## BEGIN

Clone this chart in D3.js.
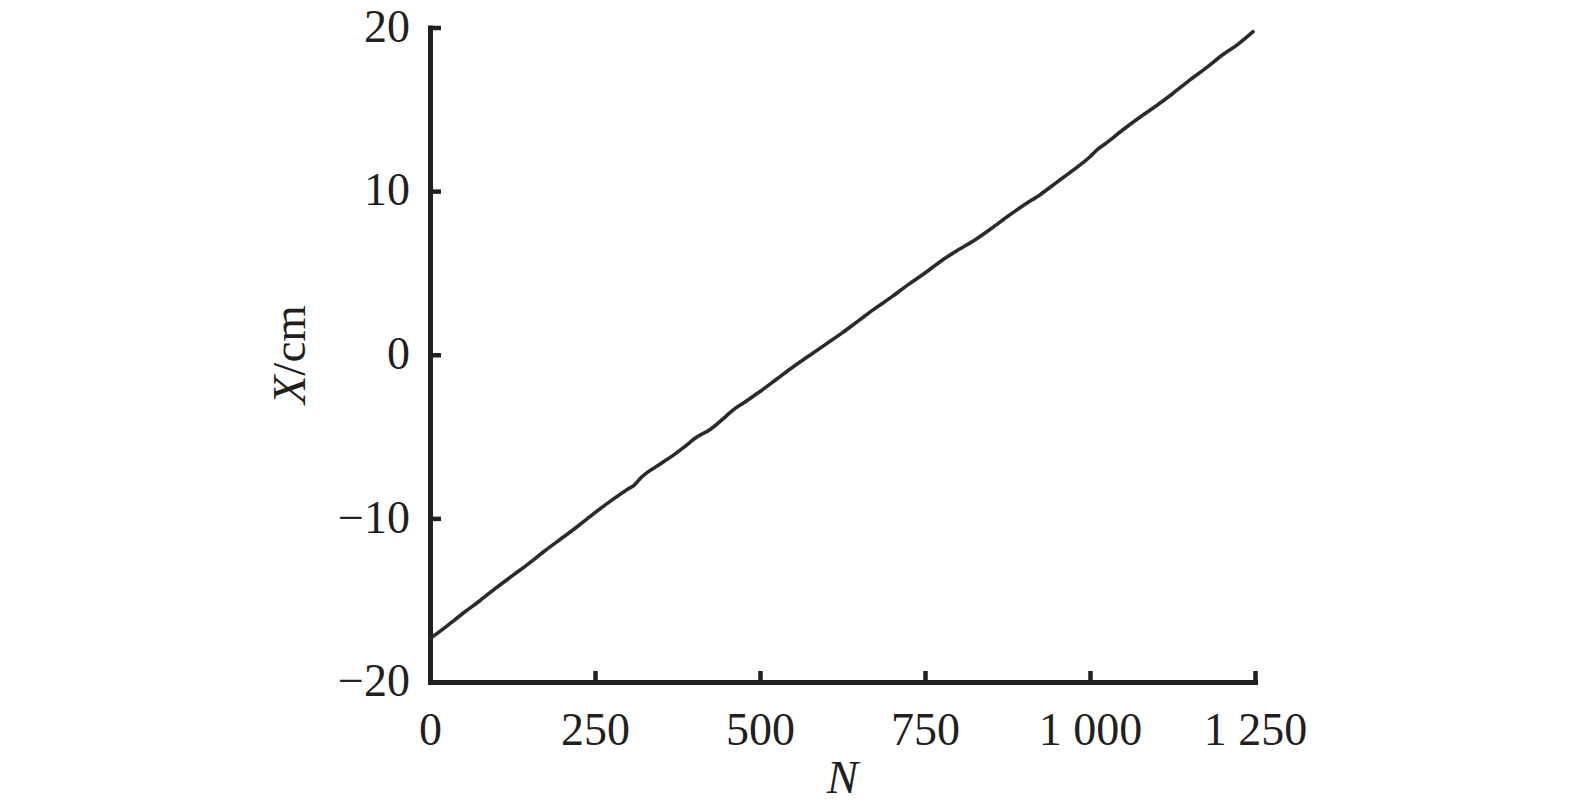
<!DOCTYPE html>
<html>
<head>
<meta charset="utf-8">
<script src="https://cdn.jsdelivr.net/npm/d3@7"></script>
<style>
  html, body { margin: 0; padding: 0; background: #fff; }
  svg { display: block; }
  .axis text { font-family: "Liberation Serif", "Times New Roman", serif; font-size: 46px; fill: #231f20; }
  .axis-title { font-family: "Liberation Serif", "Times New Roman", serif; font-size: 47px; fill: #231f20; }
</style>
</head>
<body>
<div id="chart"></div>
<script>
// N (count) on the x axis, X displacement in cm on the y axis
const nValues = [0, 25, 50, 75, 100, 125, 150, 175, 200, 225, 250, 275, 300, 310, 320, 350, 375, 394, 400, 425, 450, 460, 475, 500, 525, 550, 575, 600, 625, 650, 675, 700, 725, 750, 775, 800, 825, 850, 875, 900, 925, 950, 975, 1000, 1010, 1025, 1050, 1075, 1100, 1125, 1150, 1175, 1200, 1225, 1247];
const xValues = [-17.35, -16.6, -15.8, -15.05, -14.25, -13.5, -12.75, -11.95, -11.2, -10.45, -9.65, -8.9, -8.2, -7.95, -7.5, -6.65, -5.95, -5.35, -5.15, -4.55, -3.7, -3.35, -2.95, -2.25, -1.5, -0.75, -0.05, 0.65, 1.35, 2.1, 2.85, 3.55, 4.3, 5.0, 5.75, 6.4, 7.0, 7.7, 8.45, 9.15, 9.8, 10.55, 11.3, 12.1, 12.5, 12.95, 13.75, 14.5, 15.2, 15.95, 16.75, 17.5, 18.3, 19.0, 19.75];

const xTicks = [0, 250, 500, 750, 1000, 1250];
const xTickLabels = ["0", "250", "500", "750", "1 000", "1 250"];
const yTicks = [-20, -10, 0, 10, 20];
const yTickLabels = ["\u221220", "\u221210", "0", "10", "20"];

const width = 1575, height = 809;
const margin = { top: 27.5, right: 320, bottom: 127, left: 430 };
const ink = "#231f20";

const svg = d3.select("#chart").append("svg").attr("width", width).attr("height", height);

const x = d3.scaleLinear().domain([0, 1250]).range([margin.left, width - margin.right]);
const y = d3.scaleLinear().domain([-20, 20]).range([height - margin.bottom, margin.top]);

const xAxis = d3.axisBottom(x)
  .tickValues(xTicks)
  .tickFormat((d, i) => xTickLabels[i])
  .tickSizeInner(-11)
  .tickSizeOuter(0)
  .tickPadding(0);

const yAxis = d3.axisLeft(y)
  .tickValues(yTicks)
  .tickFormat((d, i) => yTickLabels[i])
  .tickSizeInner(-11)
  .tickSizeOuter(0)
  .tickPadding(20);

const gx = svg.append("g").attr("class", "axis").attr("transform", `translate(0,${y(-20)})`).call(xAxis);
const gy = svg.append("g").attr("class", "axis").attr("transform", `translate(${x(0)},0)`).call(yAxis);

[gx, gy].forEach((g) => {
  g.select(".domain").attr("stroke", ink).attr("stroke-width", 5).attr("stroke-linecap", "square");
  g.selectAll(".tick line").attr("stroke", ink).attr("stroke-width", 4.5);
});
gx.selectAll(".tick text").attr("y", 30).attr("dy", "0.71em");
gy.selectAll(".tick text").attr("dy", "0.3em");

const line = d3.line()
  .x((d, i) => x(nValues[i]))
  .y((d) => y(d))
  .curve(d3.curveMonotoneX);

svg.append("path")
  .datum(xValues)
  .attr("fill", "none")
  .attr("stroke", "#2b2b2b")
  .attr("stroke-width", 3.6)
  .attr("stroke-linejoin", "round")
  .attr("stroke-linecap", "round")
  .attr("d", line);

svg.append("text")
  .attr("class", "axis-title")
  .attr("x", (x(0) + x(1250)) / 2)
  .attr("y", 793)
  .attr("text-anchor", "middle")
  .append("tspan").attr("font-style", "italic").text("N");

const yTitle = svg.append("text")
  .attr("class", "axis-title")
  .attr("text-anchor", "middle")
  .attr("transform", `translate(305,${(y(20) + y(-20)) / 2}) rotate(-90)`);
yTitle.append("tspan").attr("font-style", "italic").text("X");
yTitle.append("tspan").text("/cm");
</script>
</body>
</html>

## END
## BEGIN

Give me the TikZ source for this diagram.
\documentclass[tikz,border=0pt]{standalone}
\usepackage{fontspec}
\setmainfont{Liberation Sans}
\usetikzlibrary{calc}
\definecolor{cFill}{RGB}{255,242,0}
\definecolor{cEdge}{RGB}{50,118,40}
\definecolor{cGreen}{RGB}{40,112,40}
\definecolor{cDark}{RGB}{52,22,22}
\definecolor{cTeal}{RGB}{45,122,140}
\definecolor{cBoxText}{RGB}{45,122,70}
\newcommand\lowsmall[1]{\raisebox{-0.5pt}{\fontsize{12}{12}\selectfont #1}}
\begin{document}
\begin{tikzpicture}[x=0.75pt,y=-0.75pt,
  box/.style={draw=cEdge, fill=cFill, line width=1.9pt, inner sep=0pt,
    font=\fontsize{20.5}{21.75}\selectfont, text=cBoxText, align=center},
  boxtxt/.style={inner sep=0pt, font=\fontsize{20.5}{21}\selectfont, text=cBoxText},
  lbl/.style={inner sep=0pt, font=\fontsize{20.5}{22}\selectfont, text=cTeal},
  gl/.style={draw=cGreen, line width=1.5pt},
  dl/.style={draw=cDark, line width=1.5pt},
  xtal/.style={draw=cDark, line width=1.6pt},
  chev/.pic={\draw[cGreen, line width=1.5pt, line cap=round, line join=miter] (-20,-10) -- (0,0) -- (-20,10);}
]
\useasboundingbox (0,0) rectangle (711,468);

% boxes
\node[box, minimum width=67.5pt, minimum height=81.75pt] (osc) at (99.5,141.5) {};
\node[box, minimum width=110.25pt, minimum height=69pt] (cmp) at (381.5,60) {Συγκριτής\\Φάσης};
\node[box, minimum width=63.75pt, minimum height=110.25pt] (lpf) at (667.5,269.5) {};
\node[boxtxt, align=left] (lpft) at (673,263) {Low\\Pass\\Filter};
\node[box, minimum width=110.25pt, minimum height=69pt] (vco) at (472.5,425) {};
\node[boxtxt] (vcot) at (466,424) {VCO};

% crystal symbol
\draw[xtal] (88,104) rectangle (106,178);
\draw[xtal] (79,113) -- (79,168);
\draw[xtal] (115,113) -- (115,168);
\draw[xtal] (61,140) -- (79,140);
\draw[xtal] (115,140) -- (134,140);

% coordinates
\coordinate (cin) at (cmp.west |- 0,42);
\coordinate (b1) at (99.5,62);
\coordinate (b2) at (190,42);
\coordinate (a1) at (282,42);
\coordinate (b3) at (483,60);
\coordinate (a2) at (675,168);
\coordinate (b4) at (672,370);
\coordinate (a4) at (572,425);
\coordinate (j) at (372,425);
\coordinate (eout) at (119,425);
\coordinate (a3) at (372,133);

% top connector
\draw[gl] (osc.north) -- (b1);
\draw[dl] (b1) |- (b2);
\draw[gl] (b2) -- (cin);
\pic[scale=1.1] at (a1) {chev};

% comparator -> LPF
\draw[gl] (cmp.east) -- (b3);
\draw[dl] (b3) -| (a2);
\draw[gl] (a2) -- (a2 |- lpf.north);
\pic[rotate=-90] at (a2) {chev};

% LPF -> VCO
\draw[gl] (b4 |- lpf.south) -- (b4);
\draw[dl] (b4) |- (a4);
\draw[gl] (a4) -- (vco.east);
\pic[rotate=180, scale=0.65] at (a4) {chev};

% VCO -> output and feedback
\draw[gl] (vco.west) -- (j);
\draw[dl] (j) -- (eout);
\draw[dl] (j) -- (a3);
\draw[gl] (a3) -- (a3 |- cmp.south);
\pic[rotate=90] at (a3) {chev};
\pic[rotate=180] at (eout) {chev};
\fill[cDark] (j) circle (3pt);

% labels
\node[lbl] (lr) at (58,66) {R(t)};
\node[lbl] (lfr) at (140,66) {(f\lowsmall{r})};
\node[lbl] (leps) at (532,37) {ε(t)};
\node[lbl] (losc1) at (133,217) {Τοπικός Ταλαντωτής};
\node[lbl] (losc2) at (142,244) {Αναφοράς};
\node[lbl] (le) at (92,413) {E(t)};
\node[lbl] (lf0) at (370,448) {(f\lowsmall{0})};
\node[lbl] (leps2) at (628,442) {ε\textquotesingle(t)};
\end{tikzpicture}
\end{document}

## END

Stated task >> Looking back at the lines above, state how many contain the word "this", and supply nothing besides the number.

In response >> 2